Warrior II
Sunday, Feb. 14, 2016 - 7:44 PM

I wrote in my paper-copy diary about how God keeps trying to kill me. I wrote about how that PAP test I was worried about from back in December came back with severe abnormalities, and when I went to the clinic for further investigation, they informed me that I was very lucky indeed. Because if I had waited any longer they wouldn't be talking to me about severe abnormal whatever you call it, they would be talking to me about cervical cancer. "There is a line between (blablabla) and cancer, and you are on that line," the doctor told me. That is some scary stuff to be hearing at 28 years old.

I struggled with it for a few weeks. I didn't tell many people, but I made sure to tell some people, to avoid internalising it and dealing with the pressure of having no release. For a good week or two after receiving the news, I said fuck this healthy lifestyle, fuck my diet, fuck exercise. What the fuck is the point when you do everything you can to be the perfect picture of health, only for God to smite you with the threat of cancer, something totally out of your control. Do you think I enjoyed drinking my spinach and kale smoothies every morning for breakfast for the last 4 years? I was pissed. I had felt betrayed by the universe. I considered this another low blow dealt to me by fate, after having suffered from so many already.

I mean seriously. Read my history.

They needed to do a loop biopsy. It was a procedure commonly done right there in the examination room. What choice did I have? I consented. I allowed a male doctor to invade the most personal part of my body and spray a burning solution onto my cervix to show the affected cells. It lit up like Christmas. After a few moments of poking around (literally...) he was concerned. He didn't feel comfortable doing the procedure as it was, because apparently my pelvis is crooked, and he couldn't get a good vision of the area without fiddling. As if I wasn't uncomfortable enough, he knew. He offered me the more favourable of option of doing the procedure under general anesthesia, in the "theater" as they call it in Great Britain.. that would be the Operating Room, I assume. I said yes, yes please do that. He hadn't even begun the procedure and I'd had enough already. "Please knock me out," I told him. Save me from more of this trauma. I thought.

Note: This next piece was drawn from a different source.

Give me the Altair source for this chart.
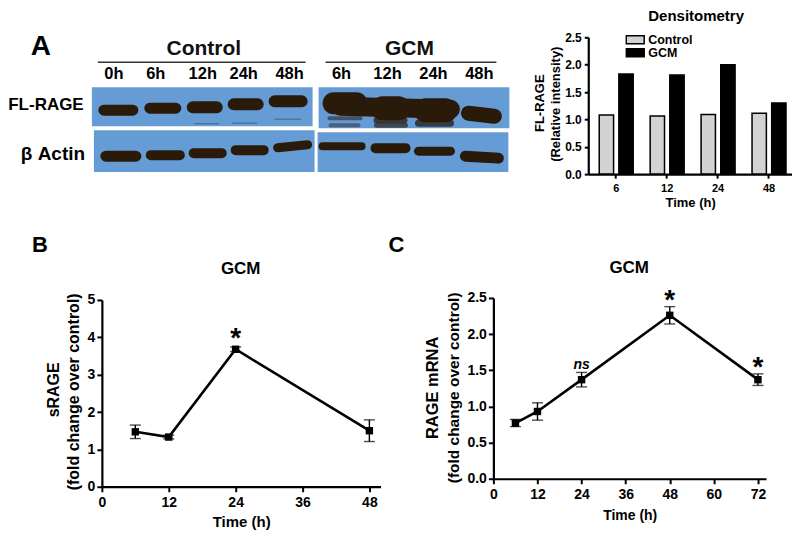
import altair as alt
import pandas as pd

FONT = "Liberation Sans"
CANVAS_W, CANVAS_H = 784, 520

# ---- densitometry
dens_times = ["6", "12", "24", "48"]
dens_control = [1.08, 1.06, 1.09, 1.11]
dens_gcm = [1.83, 1.81, 2.00, 1.30]

# ---- sRAGE
b_time = [6, 12, 24, 48]
b_mean = [1.47, 1.33, 3.68, 1.50]
b_err = [0.18, 0.05, 0.06, 0.29]

# ---- RAGE mRNA
c_time = [6, 12, 24, 48, 72]
c_mean = [0.77, 0.93, 1.37, 2.26, 1.37]
c_err = [0.05, 0.12, 0.10, 0.12, 0.08]

# ---- western blot (blot coordinates: lane start, lane end, migration start/end, thickness, density)
blot_panels = [
    (91, 312, 87, 126), (318, 509, 87, 128),
    (93, 314, 130, 172), (317, 508, 132, 172),
]
blot_bands = [
    (103, 132, 110, 110, 11, 1), (149, 175, 108, 108, 11, 1), (192, 216, 107, 107, 12, 1),
    (233, 257, 104, 104, 12, 1), (274, 301, 101, 101, 12, 1),
    (194, 218, 123.5, 123.5, 1.2, 0.35), (232, 256, 123, 123, 1.2, 0.35), (274, 300, 119, 119, 1.5, 0.3),
    (329, 360, 118, 118, 4, 0.55), (330, 358, 125, 125, 4, 0.45), (376, 404, 120, 120, 6, 0.75),
    (376, 405, 125, 125, 5, 0.65), (418, 450, 123, 123, 7, 0.75),
    (333, 356, 103, 103, 22, 1), (382, 398, 108, 108, 24, 1), (425, 445, 110, 110, 24, 1),
    (340, 450, 106, 109, 19, 1), (468, 494, 113, 116, 15, 1),
    (105, 135, 156, 156, 11, 1), (150, 179, 155, 155, 10, 1), (193, 221, 153, 153, 10, 1),
    (235, 263, 150, 150, 10, 1), (277, 307, 147.5, 144.5, 9, 1),
    (322, 361, 146, 146, 8, 1), (375, 405, 148, 148, 10, 1), (418, 450, 151, 151, 9, 1),
    (465, 498, 156, 158, 11, 1),
]
lane_labels = ["0h", "6h", "12h", "24h", "48h", "6h", "12h", "24h", "48h"]
lane_centres = [113, 155, 202, 243, 289, 341, 387, 433, 479]
group_labels = ["Control", "GCM"]
group_centres = [203, 409]
group_spans = [(97, 305), (325, 496)]


def label(text, x, y, size, angle=0, style="normal"):
    """Text placed in page coordinates."""
    return alt.Chart(pd.DataFrame({"t": [text]})).mark_text(
        font=FONT, fontSize=size, fontWeight="bold", fontStyle=style, angle=angle,
        align="center", baseline="middle", color="black",
    ).encode(text="t:N", x=alt.value(x - 8), y=alt.value(y - 8))


def axis(orient, values=None, title=None, label_size=13, tick=5, title_size=14, title_pad=8, pad=3, fmt=None, offset=0):
    kw = dict(
        orient=orient,
        domainColor="black", domainWidth=2.2, tickColor="black", tickWidth=2, tickSize=tick,
        labelColor="black", labelFont=FONT, labelFontSize=label_size, labelFontWeight="bold",
        labelPadding=pad, grid=False, title=title, titleFont=FONT, titleFontSize=title_size,
        titleFontWeight="bold", titleColor="black", titlePadding=title_pad, labelAngle=0,
        labelFlush=False, labelOverlap=False, offset=offset,
    )
    if values is not None:
        kw["values"] = values
    if fmt is not None:
        kw["format"] = fmt
    return alt.Axis(**kw)


# ---------- Panel A blot
bx = alt.Scale(domain=[8, 8 + CANVAS_W], range=[0, CANVAS_W])
by = alt.Scale(domain=[8, 8 + CANVAS_H], range=[0, CANVAS_H])
X = alt.X("x:Q", scale=bx, axis=None)
Y = alt.Y("y:Q", scale=by, axis=None)

panels = pd.DataFrame(blot_panels, columns=["x", "x2", "y", "y2"])
bands = pd.DataFrame(blot_bands, columns=["x", "x2", "y", "y2", "w", "o"])
lanes = pd.DataFrame({"x": lane_centres, "t": lane_labels, "y": 74})
groups = pd.DataFrame({"x": group_centres, "t": group_labels, "y": 49})
spans = pd.DataFrame(group_spans, columns=["x", "x2"]).assign(y=62)

blot = alt.layer(
    alt.Chart(panels).mark_rect(color="#659cd6").encode(x=X, x2="x2:Q", y=Y, y2="y2:Q"),
    alt.Chart(bands).mark_rule(color="#2a1a0a", strokeCap="round").encode(
        x=X, x2="x2:Q", y=Y, y2="y2:Q",
        strokeWidth=alt.StrokeWidth("w:Q", scale=None, legend=None),
        opacity=alt.Opacity("o:Q", scale=None, legend=None)),
    alt.Chart(spans).mark_rule(color="#333333", strokeWidth=1.5).encode(x=X, x2="x2:Q", y=Y),
    alt.Chart(lanes).mark_text(font=FONT, fontSize=16.5, fontWeight="bold", color="black").encode(
        x=X, y=Y, text="t:N"),
    alt.Chart(groups).mark_text(font=FONT, fontSize=21, fontWeight="bold", color="#111111").encode(
        x=X, y=Y, text="t:N"),
)

# ---------- Densitometry (plot page x 588-792, y 37-174)
dens = pd.DataFrame({
    "time": dens_times * 2,
    "series": ["Control"] * 4 + ["GCM"] * 4,
    "value": dens_control + dens_gcm,
})
bars = alt.Chart(dens).mark_bar(stroke="black", strokeWidth=1.5).encode(
    x=alt.X("time:N", sort=dens_times,
            scale=alt.Scale(range=[580, 784], paddingInner=0.333, paddingOuter=0.1665, align=0.647),
            axis=axis("bottom", title="Time (h)", label_size=11, tick=4, title_size=13, title_pad=3, pad=4,
                      offset=166 - CANVAS_H)),
    xOffset=alt.XOffset("series:N", scale=alt.Scale(paddingInner=0.27, paddingOuter=0)),
    y=alt.Y("value:Q", scale=alt.Scale(domain=[0, 2.5], range=[166, 29]),
            axis=axis("left", values=[0, 0.5, 1, 1.5, 2, 2.5], title=None, label_size=12, tick=4, fmt=".1f", offset=-580)),
    color=alt.Color("series:N", scale=alt.Scale(domain=["Control", "GCM"], range=["#d3d3d3", "black"]),
                    legend=alt.Legend(
                        orient="none", legendX=617, legendY=25, title=None, padding=0,
                        symbolType="M-1,-0.45H1V0.45H-1Z", symbolSize=324, clipHeight=13,
                        symbolStrokeColor="black", symbolStrokeWidth=1.5,
                        labelFont=FONT, labelFontSize=12.5, labelFontWeight="bold",
                        labelColor="black", rowPadding=0, labelOffset=3)),
)


def curve(time, mean, err, xmax, ymax, xr, yr, xticks, yticks, notes, y_fmt, title_size, title_pad):
    d = pd.DataFrame({"t": time, "m": mean})
    d["lo"] = d.m - pd.Series(err)
    d["hi"] = d.m + pd.Series(err)
    xs = alt.Scale(domain=[0, xmax], range=xr)
    ys = alt.Scale(domain=[0, ymax], range=yr)
    xa = axis("bottom", values=xticks, title="Time (h)", label_size=14, tick=5, title_size=title_size,
              title_pad=title_pad, pad=4, offset=yr[0] - CANVAS_H)
    ya = axis("left", values=yticks, title=None, label_size=14, tick=5, pad=2, fmt=y_fmt, offset=-xr[0])
    x = alt.X("t:Q", scale=xs, axis=xa)
    y = alt.Y("m:Q", scale=ys, axis=ya)
    ylo = alt.Y("lo:Q", scale=ys, axis=ya)
    yhi = alt.Y("hi:Q", scale=ys, axis=ya)
    base = alt.Chart(d)
    tick = dict(color="black", orient="horizontal", size=11, thickness=1.4)
    extra = [
        alt.Chart(pd.DataFrame({"t": [a], "m": [b], "s": [c]})).mark_text(
            font=FONT, fontSize=size, fontWeight="bold", fontStyle=style, color="black", dy=dy
        ).encode(x=x, y=y, text="s:N")
        for a, b, c, dy, size, style in notes
    ]
    return alt.layer(
        base.mark_line(color="black", strokeWidth=2.6).encode(x=x, y=y),
        base.mark_rule(color="black", strokeWidth=1.4).encode(x=x, y=ylo, y2="hi:Q"),
        base.mark_tick(**tick).encode(x=x, y=ylo),
        base.mark_tick(**tick).encode(x=x, y=yhi),
        base.mark_point(shape="square", filled=True, color="black", size=55, opacity=1).encode(x=x, y=y),
        *extra,
    )


# ---------- Panel B (plot page x 101-380, y 300-487)
panel_b = curve(
    b_time, b_mean, b_err, 50, 5, [93, 372], [479, 292], [0, 12, 24, 36, 48], [0, 1, 2, 3, 4, 5],
    [(24, 3.68, "*", -10, 28, "normal")], "d", 15, 5,
)

# ---------- Panel C (plot page x 493-766, y 298-479)
panel_c = curve(
    c_time, c_mean, c_err, 74.2, 2.5, [485, 758], [471, 290], [0, 12, 24, 36, 48, 60, 72], [0, 0.5, 1, 1.5, 2, 2.5],
    [(24, 1.37, "ns", -15, 14, "italic"), (48, 2.26, "*", -14, 28, "normal"), (72, 1.37, "*", -12, 28, "normal")],
    ".1f", 14, 7,
)

texts = alt.layer(
    label("A", 40, 47, 28),
    label("FL-RAGE", 45, 105, 17),
    label("β Actin", 52, 154, 19),
    label("Densitometry", 696, 16, 15),
    label("FL-RAGE", 540, 103, 13, angle=270),
    label("(Relative intensity)", 556, 104, 13, angle=270),
    label("B", 39, 245, 22),
    label("GCM", 240, 269, 17),
    label("sRAGE", 53, 390, 16, angle=270),
    label("(fold change over control)", 73, 392, 16, angle=270),
    label("C", 396, 245, 22),
    label("GCM", 629, 268, 17),
    label("RAGE mRNA", 433, 388, 16.5, angle=270),
    label("(fold change over control)", 454, 388, 15.5, angle=270),
)

chart = alt.layer(blot, bars, panel_b, panel_c, texts).resolve_scale(
    x="independent", y="independent", color="independent"
).properties(width=CANVAS_W, height=CANVAS_H, padding=0).configure_view(stroke=None)

chart.save("out.html", embed_options={"renderer": "svg", "actions": False})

The day surgery was scheduled for this last Tuesday. I tried to suppress my anxiety by trying to see it as a new adventure, being put to sleep for the first time. But I was so anxious, about every little detail. I barely slept the nights before. A few bumps in the road the day of threatened to have the procedure cancelled and rescheduled for another day, and I thought how can I go through all of this emotional torture again? I recalled words of wisdom from the yogic philosophy, the power of intent. I focused all of my heart and energy on the intention that this procedure was going to happen that day, they it would all work out, it WAS going to happen. And it did. Was it a coincidence, was it the odds, or was it the power of the word? I'm going to stick this one to faith because if anything it makes me feel... stronger.

So I got through the ordeal. I nervously and squeamishly allowed them to insert an IV into the back of my hand, a feeling that still haunts me nearly a week later. I can't even look at it. It's like the veins on my hand can still feel it. When I woke up I made sure to follow all instructions so I could just get the fucking thing out of my hand and get the hell out of there and go home. I took the next day off work, and really should have taken the second day off as well, but instead perservered throughout the last Thursday and Friday before half-term break. I dealt with the pain that felt like I was-- and still am-- in a constant PMS cramps phase, and the nausea that accompanied it. I am still tired, something I hear is to be expected after going under GA in some people, and my body aches.

I try not to think about the emotional implications of such a procedure. It's hard to accept that while you are in your most vulnerable state, unconscious and unable to do anything, you are lying on a table spread eagle, completely exposed, while one or two people are literally digging inside of you. Part of me thinks no one should be up there other than your lover; the sensible part of me knows that doctors are the exception to this rule and it is for the better. They say it is normal to feel this emotional state. I feel as if I have been violated, but with my consent. It is what it is though, isn't it?

I just hope that's the end of it. I hope that my biopsy comes back with positive news, that I am in the clear and have nothing to worry about. I am really getting sick of this, this constant threat of ill health hanging over me. First Lyme disease and the effects that still plague me, and now this. It would be nice to get a little break.

At the same time, when I feel like this I need to stop and count my blessings. I never forget to reflect on all the things I am grateful for. I am very lucky to have everything I have, the life that I have. I am lucky that despite all I have gone through, I am still alive and kicking. A warrior. I don't give up that easy.